→ Instructions for the task
Restate the full listing word for word and leave the pictures out.
:: Data shown
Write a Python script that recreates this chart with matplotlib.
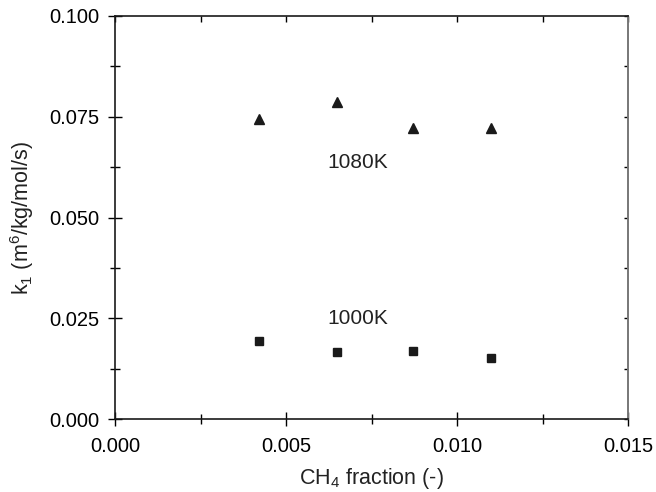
import matplotlib
matplotlib.use("Agg")
import matplotlib.pyplot as plt
from matplotlib.lines import TICKDOWN, TICKLEFT
from matplotlib.ticker import MultipleLocator

plt.rcParams["font.family"] = ["Liberation Sans", "DejaVu Sans"]
plt.rcParams["mathtext.default"] = "regular"

# CH4 fraction for each run
ch4_fraction = [0.0042, 0.0065, 0.0087, 0.0110]
# k1 values at the two temperatures
k1_1080 = [0.0744, 0.0786, 0.0723, 0.0722]
k1_1000 = [0.0195, 0.0167, 0.0170, 0.0153]

x_ticks = [0.000, 0.005, 0.010, 0.015]
y_ticks = [0.000, 0.025, 0.050, 0.075, 0.100]


def main() -> None:
    fig = plt.figure(figsize=(6.56, 4.92), dpi=100)
    ax = fig.add_axes([0.1753, 0.1478, 0.7825, 0.8197])

    ax.plot(ch4_fraction, k1_1080, linestyle="none", marker="^",
            markersize=7, color="#1a1a1a")
    ax.plot(ch4_fraction, k1_1000, linestyle="none", marker="s",
            markersize=6, color="#1a1a1a")

    ax.text(0.0062, 0.0636, "1080K", fontsize=15, va="center", ha="left", color="#222222")
    ax.text(0.0062, 0.0251, "1000K", fontsize=15, va="center", ha="left", color="#222222")

    ax.set_xlim(0.0, 0.015)
    ax.set_ylim(0.0, 0.100)
    ax.set_xticks(x_ticks)
    ax.set_yticks(y_ticks)
    ax.set_xticklabels([f"{v:.3f}" for v in x_ticks])
    ax.set_yticklabels([f"{v:.3f}" for v in y_ticks])
    ax.xaxis.set_minor_locator(MultipleLocator(0.0025))
    ax.yaxis.set_minor_locator(MultipleLocator(0.0125))

    ax.tick_params(which="major", direction="inout", length=10, width=1,
                   labelsize=14.5, top=True, right=True)
    ax.tick_params(which="minor", direction="inout", length=7, width=1,
                   top=True, right=True)
    ax.tick_params(axis="x", which="major", pad=8)
    ax.tick_params(axis="y", which="major", pad=6)

    # top/right ticks only point inwards and are shorter
    for t in ax.xaxis.get_major_ticks() + ax.xaxis.get_minor_ticks():
        t.tick2line.set_marker(TICKDOWN)
        t.tick2line.set_markersize(4)
    for t in ax.yaxis.get_major_ticks() + ax.yaxis.get_minor_ticks():
        t.tick2line.set_marker(TICKLEFT)
        t.tick2line.set_markersize(3)

    for side in ["left", "bottom", "top"]:
        ax.spines[side].set_linewidth(1.2)
        ax.spines[side].set_color("#1a1a1a")
    ax.spines["right"].set_linewidth(1.4)
    ax.spines["right"].set_color("#777777")

    ax.set_xlabel("CH$_4$ fraction (-)", fontsize=15.5, labelpad=7, color="#222222")
    ax.set_ylabel("k$_1$ (m$^6$/kg/mol/s)", fontsize=15.5, labelpad=10, color="#222222")

    fig.savefig("out.png", dpi=100)
    plt.close(fig)


if __name__ == "__main__":
    main()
::::
→ Solution for this task
Write a Python script that recreates this chart with matplotlib.
import matplotlib
matplotlib.use("Agg")
import matplotlib.pyplot as plt
from matplotlib.lines import TICKDOWN, TICKLEFT
from matplotlib.ticker import MultipleLocator

plt.rcParams["font.family"] = ["Liberation Sans", "DejaVu Sans"]
plt.rcParams["mathtext.default"] = "regular"

# CH4 fraction for each run
ch4_fraction = [0.0042, 0.0065, 0.0087, 0.0110]
# k1 values at the two temperatures
k1_1080 = [0.0744, 0.0786, 0.0723, 0.0722]
k1_1000 = [0.0195, 0.0167, 0.0170, 0.0153]

x_ticks = [0.000, 0.005, 0.010, 0.015]
y_ticks = [0.000, 0.025, 0.050, 0.075, 0.100]


def main() -> None:
    fig = plt.figure(figsize=(6.56, 4.92), dpi=100)
    ax = fig.add_axes([0.1753, 0.1478, 0.7825, 0.8197])

    ax.plot(ch4_fraction, k1_1080, linestyle="none", marker="^",
            markersize=7, color="#1a1a1a")
    ax.plot(ch4_fraction, k1_1000, linestyle="none", marker="s",
            markersize=6, color="#1a1a1a")

    ax.text(0.0062, 0.0636, "1080K", fontsize=15, va="center", ha="left", color="#222222")
    ax.text(0.0062, 0.0251, "1000K", fontsize=15, va="center", ha="left", color="#222222")

    ax.set_xlim(0.0, 0.015)
    ax.set_ylim(0.0, 0.100)
    ax.set_xticks(x_ticks)
    ax.set_yticks(y_ticks)
    ax.set_xticklabels([f"{v:.3f}" for v in x_ticks])
    ax.set_yticklabels([f"{v:.3f}" for v in y_ticks])
    ax.xaxis.set_minor_locator(MultipleLocator(0.0025))
    ax.yaxis.set_minor_locator(MultipleLocator(0.0125))

    ax.tick_params(which="major", direction="inout", length=10, width=1,
                   labelsize=14.5, top=True, right=True)
    ax.tick_params(which="minor", direction="inout", length=7, width=1,
                   top=True, right=True)
    ax.tick_params(axis="x", which="major", pad=8)
    ax.tick_params(axis="y", which="major", pad=6)

    # top/right ticks only point inwards and are shorter
    for t in ax.xaxis.get_major_ticks() + ax.xaxis.get_minor_ticks():
        t.tick2line.set_marker(TICKDOWN)
        t.tick2line.set_markersize(4)
    for t in ax.yaxis.get_major_ticks() + ax.yaxis.get_minor_ticks():
        t.tick2line.set_marker(TICKLEFT)
        t.tick2line.set_markersize(3)

    for side in ["left", "bottom", "top"]:
        ax.spines[side].set_linewidth(1.2)
        ax.spines[side].set_color("#1a1a1a")
    ax.spines["right"].set_linewidth(1.4)
    ax.spines["right"].set_color("#777777")

    ax.set_xlabel("CH$_4$ fraction (-)", fontsize=15.5, labelpad=7, color="#222222")
    ax.set_ylabel("k$_1$ (m$^6$/kg/mol/s)", fontsize=15.5, labelpad=10, color="#222222")

    fig.savefig("out.png", dpi=100)
    plt.close(fig)


if __name__ == "__main__":
    main()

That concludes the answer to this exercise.